Dans le village de Patanaye, 50 km plus loin, Sayed, 13 ans, montre sa main et son pied bandés. Il a survécu à l’accident qui a fauché fin avril son frère Taha, 11 ans, alors qu’ils gardaient les moutons. «Trois ou quatre fois je lui ai arraché la munition des mains. Je criais, mais il m’a chassé à coups de pied et l’a lancé contre une roche.» Taha est mort lors de son transport vers Kaboul. 

«On a eu beaucoup d’accidents comme ça», dit leur père, Siraj Ahmad, longue barbe grise et turban taupe. «Demain, ça pourrait être quelqu’un d’autre dont le fils sera tué ou handicapé. On demande au gouvernement de déminer», dit-il. Mais, explique Zabto Mayar, de Halo, «on manque de fonds» donc les démineurs procèdent parcelle après parcelle selon l’arrivée des dons de l’étranger. «Vers 2011, 15 500 personnes travaillaient au déminage», souligne Nick Pond, «actuellement ce sont 3000». 

D’autres crises ont surgi ailleurs, Ukraine ou Ghaza, et les talibans ont installé en 2021 un gouvernement reconnu par aucun pays.

 


 

«De jolies couleurs» 

Mais Mohammad Hassan, directeur de l’école du hameau de Deh Qazi, attend les démineurs de pied ferme. Car «même dans la cour de l’école il y a des munitions non explosées, des mines antichar et antipersonnel». «On ne peut même pas planter d’arbre», dit-il, «amener un tracteur ou d’autres engins est très dangereux». Dans la classe, les enfants assis en tailleur reçoivent un cours de prévention. Au mur, des tableaux de mines ou munitions de toutes formes et couleurs. «Il y a six mois, en nous promenant, on a vu avec des amis une roquette. On a averti tout de suite les anciens et ils ont appelé les démineurs», dit fièrement Jamil Hassan, 12 ans. 

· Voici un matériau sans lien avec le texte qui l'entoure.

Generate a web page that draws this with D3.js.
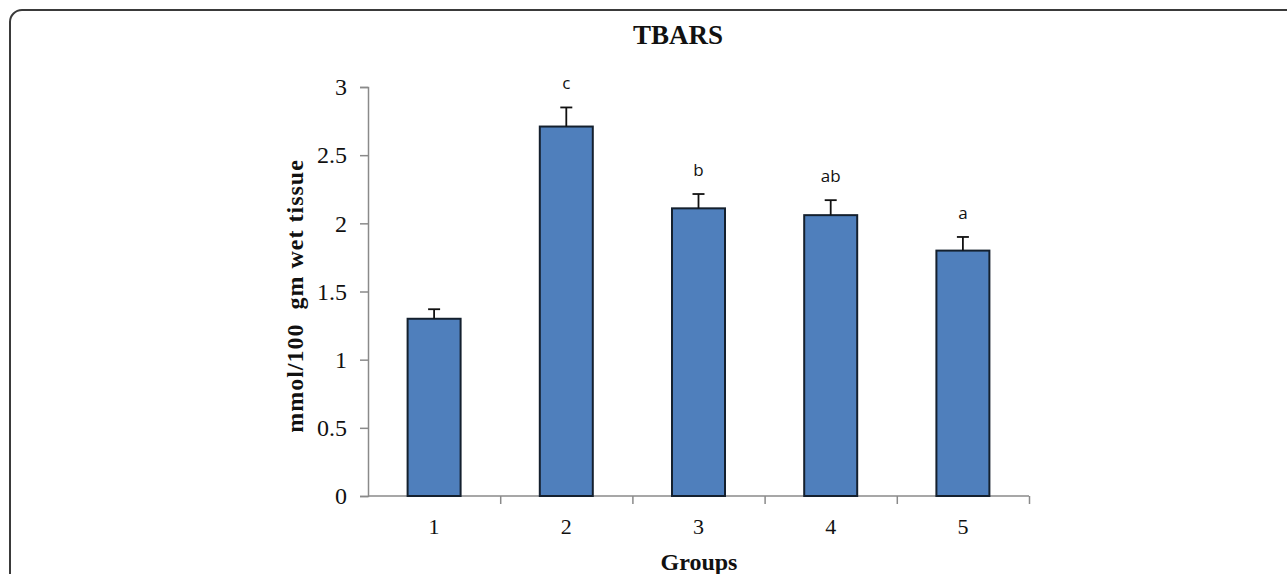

«La majorité des accidents surviennent parce que les enfants jouent avec les engins», explique M. Pond. La mine papillon soviétique (PFM-1) par exemple, avec ses deux ailes, «est très attirante, et ils la ramassent». «La plupart des munitions ont de jolies couleurs qui les attirent», dit aussi Sayed Hassan Mayar, de Halo. 
Mais des enfants meurent également en récupérant du métal. «Après les guerres, la pauvreté a explosé et les gens se sont mis à creuser les sites pour trouver des munitions» et en revendre le métal, affirme Zabto Mayar.

 «Le plus dangereux ce sont les obus de 40 mm de l’Otan», déployé en Afghanistan de 2001 à 2021, «avec leur tête jaune, les enfants pensent que c’est de l’or et essaient de la retirer», explique-t-il. Le danger est aussi omniprésent pour les démineurs : deux hommes de Halo ont été tués début mai. «Souvent avant d’aller déminer, j’appelle ma famille et je leur dis que je les aime. 
Au cas où quelque chose arriverait», dit Zabto Mayar.